Wasif: The Habib Core Curriculum is a series of eleven interdisciplinary courses that are based on seven ‘Forms of Thought’ that derive their source from the Greek trivium and quadrivium philosophies. These include

  1. Historical and Social Thought, which helps the students understand and contextualize cultures and society.
  2. Philosophical Thought, that allows students to think impartially, systematically, comprehensively with an aim to understand complex problems with profundity.
  3. Language and Expression, which allows for the development of eloquence and fluency in the communication of ideas.
  4. Creative Practice, which fosters a creative way of thinking.
  5. Formal Reasoning that teaches students to think and act logically.
  6. Quantitative Reasoning that helps develop the capability to handle and operationalize large amounts of data.
  7. Natural Scientific Method and Analysis that teaches students how to evaluate information and recognize limitations in claims.

Students who will apply themselves thoroughly to the Habib Core will develop uniquely attuned faculties of reasoning, logic, deduction, critical analysis and through their actions, emulate the philosophy of the Habib Core which is built around five major paradigms: Striving for excellence; appreciating aesthetics; nurturing passion; respecting others; and serving the community.

Synergyzer: How have you bifurcated the university’s academics?

Wasif: Habib University is divided into two main schools, the School of Arts Humanities and Social science (AHSS) and the School of Science and Engineering (SSE).

AHSS offers BSc (Hon.) in Social Development & Policy and BA (Hon.) in Communication Studies & Design, while SSE offers BS in Electrical Engineering and BS in Computer Science.

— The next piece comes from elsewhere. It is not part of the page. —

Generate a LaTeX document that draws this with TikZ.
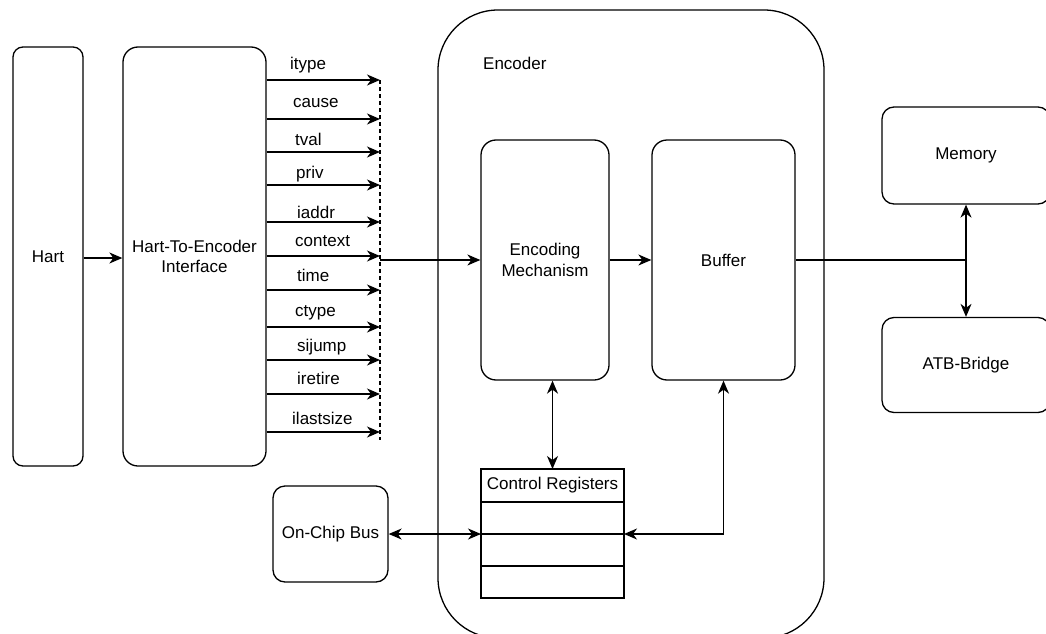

Synergyzer: What are the academic backgrounds of the students presently enrolled in the programs?

Wasif: Since ours is a Bachelor’s degree program, we take students from all academic disciplines being practiced presently in Pakistan. To give you an idea – 50% of our students are from the Cambridge system, 25% from the intermediate board, 14% from the Aga Khan Board of Education and the rest comprise of students from IB (International Baccalaureate) Education System, American High School and from the Board of Technical Education. Habib University is an equal opportunity institution and anyone who can clear our admission requirements can enroll in their program of choice.

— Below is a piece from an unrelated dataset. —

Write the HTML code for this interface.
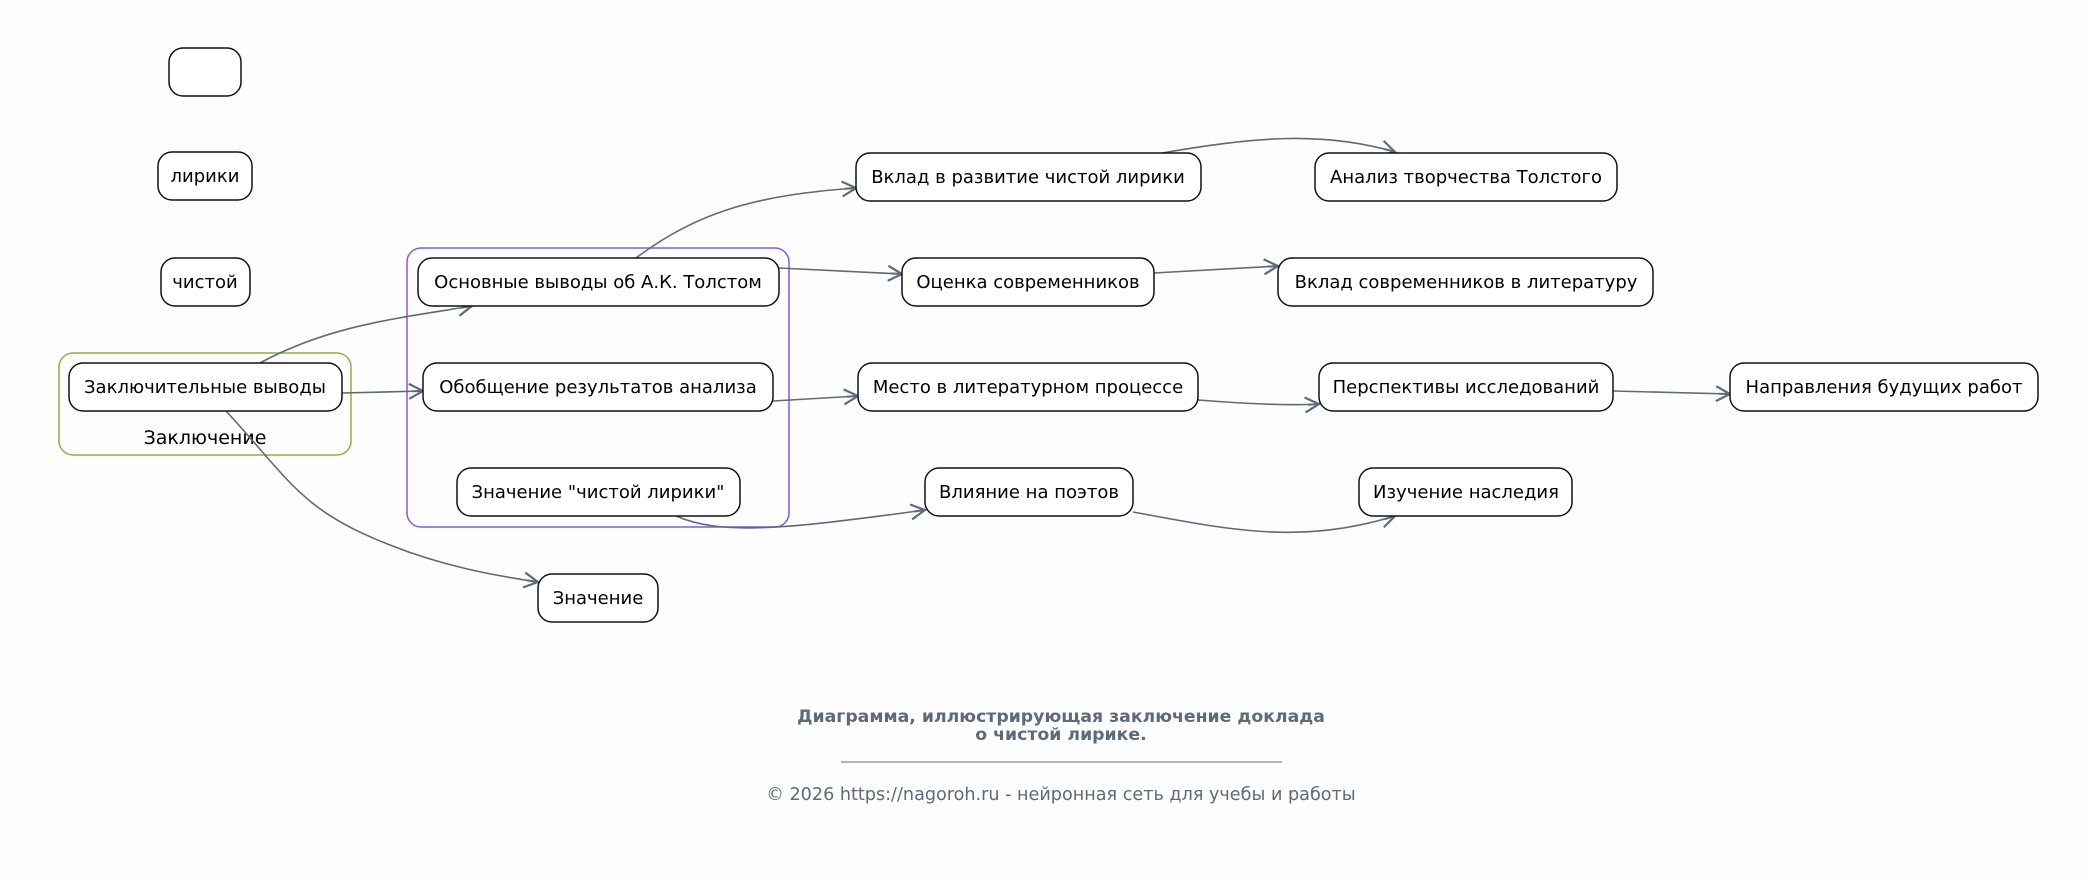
<!DOCTYPE html>
<html><head><meta charset="utf-8"><style>
html,body{margin:0;padding:0;background:#fdfdfd;}
svg{display:block;}
text{font-family:"DejaVu Sans","Liberation Sans",sans-serif;}
</style></head><body>
<svg width="2087" height="879" viewBox="0 0 2087 879" xmlns="http://www.w3.org/2000/svg">
<defs>
<marker id="a" viewBox="0 0 18 18" refX="16" refY="9" markerWidth="18" markerHeight="18" markerUnits="userSpaceOnUse" orient="auto">
<polyline points="2,1.5 16,9 2,16.5" fill="none" stroke="#5d6a78" stroke-width="2.2"/>
<line x1="5" y1="9" x2="16" y2="9" stroke="#5d6a78" stroke-width="2"/>
</marker>
</defs>
<rect width="2087" height="879" fill="#fdfdfd"/>
<rect x="59" y="353" width="292" height="102" rx="14" fill="none" stroke="#8db040" stroke-width="1.5"/>
<text x="205" y="444" font-size="19" text-anchor="middle" fill="#000">Заключение</text>
<rect x="407" y="248" width="382" height="279" rx="14" fill="none" stroke="#8a5ad6" stroke-width="1.5"/>
<g fill="none" stroke="#5d6a78" stroke-width="1.6">
<path d="M260,363 C330,325 400,318 472,306" marker-end="url(#a)"/>
<path d="M342,393 L423,391" marker-end="url(#a)"/>
<path d="M226,411 C290,480 300,510 390,545 C440,565 490,575 538,582" marker-end="url(#a)"/>
<path d="M636,258 C700,210 760,195 856,188" marker-end="url(#a)"/>
<path d="M779,268 L902,274" marker-end="url(#a)"/>
<path d="M773,401 L858,396" marker-end="url(#a)"/>
<path d="M676,516 C720,535 780,530 925,510" marker-end="url(#a)"/>
<path d="M1162,153 C1250,138 1320,130 1395,152" marker-end="url(#a)"/>
<path d="M1154,273 L1278,266" marker-end="url(#a)"/>
<path d="M1198,400 C1250,404 1290,406 1319,404" marker-end="url(#a)"/>
<path d="M1613,391 L1730,394" marker-end="url(#a)"/>
<path d="M1133,512 C1230,530 1300,545 1395,516" marker-end="url(#a)"/>
</g>
<g fill="#fff" stroke="#111" stroke-width="1.5">
<rect x="169" y="48" width="72" height="48" rx="14"/>
<rect x="158" y="152" width="94" height="48" rx="14"/>
<rect x="161" y="258" width="89" height="48" rx="14"/>
<rect x="69" y="363" width="273" height="48" rx="14"/>
<rect x="418" y="258" width="361" height="48" rx="14"/>
<rect x="423" y="363" width="350" height="48" rx="14"/>
<rect x="457" y="468" width="283" height="48" rx="14"/>
<rect x="538" y="574" width="120" height="48" rx="14"/>
<rect x="856" y="153" width="345" height="48" rx="14"/>
<rect x="1315" y="153" width="302" height="48" rx="14"/>
<rect x="902" y="258" width="252" height="48" rx="14"/>
<rect x="1278" y="258" width="375" height="48" rx="14"/>
<rect x="858" y="363" width="340" height="48" rx="14"/>
<rect x="1319" y="363" width="294" height="48" rx="14"/>
<rect x="1730" y="363" width="308" height="48" rx="14"/>
<rect x="925" y="468" width="208" height="48" rx="14"/>
<rect x="1359" y="468" width="213" height="48" rx="14"/>
</g>
<g font-size="18" text-anchor="middle" fill="#000">
<text x="205" y="182">лирики</text>
<text x="205" y="288">чистой</text>
<text x="205" y="393">Заключительные выводы</text>
<text x="598" y="288">Основные выводы об А.К. Толстом</text>
<text x="598" y="393">Обобщение результатов анализа</text>
<text x="598" y="498">Значение "чистой лирики"</text>
<text x="598" y="604">Значение</text>
<text x="1028" y="183">Вклад в развитие чистой лирики</text>
<text x="1466" y="183">Анализ творчества Толстого</text>
<text x="1028" y="288">Оценка современников</text>
<text x="1466" y="288">Вклад современников в литературу</text>
<text x="1028" y="393">Место в литературном процессе</text>
<text x="1466" y="393">Перспективы исследований</text>
<text x="1884" y="393">Направления будущих работ</text>
<text x="1029" y="498">Влияние на поэтов</text>
<text x="1466" y="498">Изучение наследия</text>
</g>
<g text-anchor="middle" fill="#5d6a78">
<text x="1061" y="722" font-size="17.3" font-weight="bold">Диаграмма, иллюстрирующая заключение доклада</text>
<text x="1061" y="740" font-size="17.3" font-weight="bold">о чистой лирике.</text>
<line x1="841" y1="762" x2="1282" y2="762" stroke="#5d6a78" stroke-width="1"/>
<text x="1061" y="800" font-size="17.6">© 2026 https://nagoroh.ru - нейронная сеть для учебы и работы</text>
</g>
</svg>
</body></html>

Supportive of the fact that Habib University is a non profit institution, we have a very generous financial aid and scholarship program. This is a entirely need based – the only criteria we have put in place is the student’s ability to pass our admission procedures. At present approximately 92% of the enrolled students are on some form of financial aid.

We encourage students who have a philosophical approach, and are able to display traits of brilliance, curiosity, and the ability to think out of the box. We look for students who feel the need to self-actualize and are psychologically prepared to do the hard work for this during their degree program. The university will thus create a trajectory for such individuals to be extraordinary successful in life. It is one of our goals to create leaders of their age.

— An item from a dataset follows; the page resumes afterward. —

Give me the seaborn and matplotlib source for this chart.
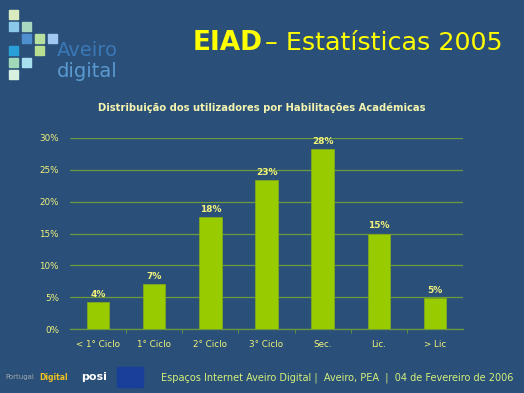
import matplotlib.pyplot as plt
import matplotlib.patches as mpatches
import seaborn as sns
import pandas as pd

categories = ['< 1° Ciclo', '1° Ciclo', '2° Ciclo', '3° Ciclo', 'Sec.', 'Lic.', '> Lic']
percent = [4.2, 7.1, 17.6, 23.4, 28.2, 15.0, 4.8]
value_labels = ['4%', '7%', '18%', '23%', '28%', '15%', '5%']
yticks = [0, 5, 10, 15, 20, 25, 30]

bg = '#2a5079'
bar_color = '#99cc00'
grid_color = '#6a9a3a'
label_color = '#f2f27a'

sns.set_style('white')
plt.rcParams['font.family'] = ['DejaVu Sans']

fig = plt.figure(figsize=(5.24, 3.93), dpi=100, facecolor=bg)
ax = fig.add_axes([0.1336, 0.1628, 0.75, 0.4861])
ax.set_facecolor(bg)

df = pd.DataFrame({'cat': categories, 'pct': percent})
sns.barplot(data=df, x='cat', y='pct', color=bar_color, width=0.4,
            saturation=1, ax=ax, zorder=3)
for p in ax.patches:
    p.set_edgecolor('#7fa81a')
    p.set_linewidth(0.6)

for i, (v, lab) in enumerate(zip(percent, value_labels)):
    ax.text(i, v + 0.5, lab, ha='center', va='bottom', color=label_color,
            fontsize=6.5, fontweight='bold')

ax.set_ylim(0, 30)
ax.set_xlim(-0.5, len(categories) - 0.5)
ax.set_yticks(yticks)
ax.set_yticklabels([f'{t}%' for t in yticks])
ax.yaxis.grid(True, color=grid_color, linewidth=0.9, zorder=0)
ax.set_axisbelow(True)
ax.set_xlabel('')
ax.set_ylabel('')
for s in ['top', 'right', 'left']:
    ax.spines[s].set_visible(False)
ax.spines['bottom'].set_color(grid_color)
ax.spines['bottom'].set_linewidth(0.9)
ax.set_xticks([x + 0.5 for x in range(len(categories) - 1)], minor=True)
ax.tick_params(axis='x', which='minor', length=3, color=grid_color, bottom=True)
ax.tick_params(axis='x', which='major', length=0, pad=8, labelsize=6.3, labelcolor=label_color)
ax.tick_params(axis='y', length=0, pad=8, labelsize=6.3, labelcolor=label_color)

# chart title
fig.text(0.5, 0.725, 'Distribuição dos utilizadores por Habilitações Académicas',
         ha='center', va='center', color='#f4f4b0', fontsize=7.2, fontweight='bold')

# slide title
fig.text(0.368, 0.89, 'EIAD', ha='left', va='center', color='#ffff00',
         fontsize=19, fontweight='bold')
fig.text(0.505, 0.89, '– Estatísticas 2005', ha='left', va='center', color='#ffff00',
         fontsize=18.3)

# logo squares top-left
squares = [(9, 10, '#d8ecc0'), (9, 22, '#8cc8ea'), (22, 22, '#a8d8c0'),
           (22, 34, '#4f8fd0'), (35, 34, '#b8e0a0'), (48, 34, '#a0c8f0'),
           (9, 46, '#2aa0d8'), (35, 46, '#b8e090'), (9, 58, '#a0d8b8'),
           (22, 58, '#a8e0f0'), (9, 70, '#d8f0e0')]
for sx, sy, c in squares:
    fig.patches.append(mpatches.Rectangle((sx / 524, 1 - (sy + 9) / 393), 9 / 524, 9 / 393,
                                          transform=fig.transFigure, color=c))
fig.text(0.108, 0.872, 'Aveiro', ha='left', va='center', color='#3a78b8', fontsize=14)
fig.text(0.108, 0.818, 'digital', ha='left', va='center', color='#5a9ad0', fontsize=14)

# footer
fig.text(0.307, 0.04, 'Espaços Internet Aveiro Digital |  Aveiro, PEA  |  04 de Fevereiro de 2006',
         ha='left', va='center', color='#d4f07a', fontsize=7.05)
fig.text(0.01, 0.04, 'Portugal', ha='left', va='center', color='#a0a8b0', fontsize=5)
fig.text(0.075, 0.04, 'Digital', ha='left', va='center', color='#f0c020', fontsize=5.5,
         fontweight='bold')
fig.text(0.155, 0.04, 'posi', ha='left', va='center', color='#ffffff', fontsize=8,
         fontweight='bold')
fig.patches.append(mpatches.Rectangle((0.223, 0.016), 0.05, 0.05,
                                      transform=fig.transFigure, color='#1a3f9a'))

fig.savefig('out.png', dpi=100, facecolor=bg)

Synergyzer: How do you identify potential students?

Wasif: We have a variety of channels through which we conduct our recruitment. We meet with prospective students in their schools, invite them to our campus, interact with them through social media, they write to us etc.

Recently, we have developed a special program called TOPIS (Talent Optimization, Identification and Support), since we realized certain candidates were having problems in applying with us. The program specifically helps with creating equal opportunity for all applicants like helping fill out forms etc.

Synergyzer: Do you intend to develop any Postgraduate programs within the university?

Wasif: We will continue being an undergraduate university; developing and equipping our program and giving our students the right foundation. Integration of Masters and PHD programs presents a whole different kind of challenge, one that we are not at this point willing to take up. We are satisfied with what we have aimed to accomplish.

Synergyzer: What challenges is Habib University facing?

Wasif: Developing a critical mass of intellectuals required to set up an institute of higher learning is our foremost challenge. The intellectual resources required for achieving something like Habib University are not easy to come by in Pakistan as most of them left the country for higher academic pursuits and are now settled abroad. We have been lucky enough to be one of those to be able to start a movement to bring them back to Pakistan; the thinkers, the historians, the philosophers. The second challenge we face is making the high schoolers realize the value of the education they will be receiving at this institution, and what liberal arts is all about. This involves a lot of unlearning and re-learning on the part of the students to re-educate themselves about some of the core concepts that I have mentioned earlier.

Synergyzer: What future do you see for the Habib University graduates?

Wasif: The kind of knowledge and education we impart transforms our students into future leaders; effective communicators, creative problem solvers, people who would take ownership of their mistakes and go on to find solutions; whether they wish to continue their education or wish for placement in the job market.

Having said this, we have a special division in our career placement department that looks after graduate school placement. We expect that more than half of our graduating students will be positioned in graduate schools with scholarships and grants. Also, we are confident that most of our students will get into the world’s best graduate programs.

Synergy: How do you intend on bridging the gap from campus to corporate?

Wasif: We will be forming an Industrial Board soon in which each of our four programs will have top people from relevant industries acting as advisors. Also, we will make sure that we keep our syllabus robust that takes direct input from the market to ensure our graduates are effective and relevant when they graduate and enter their professional lives.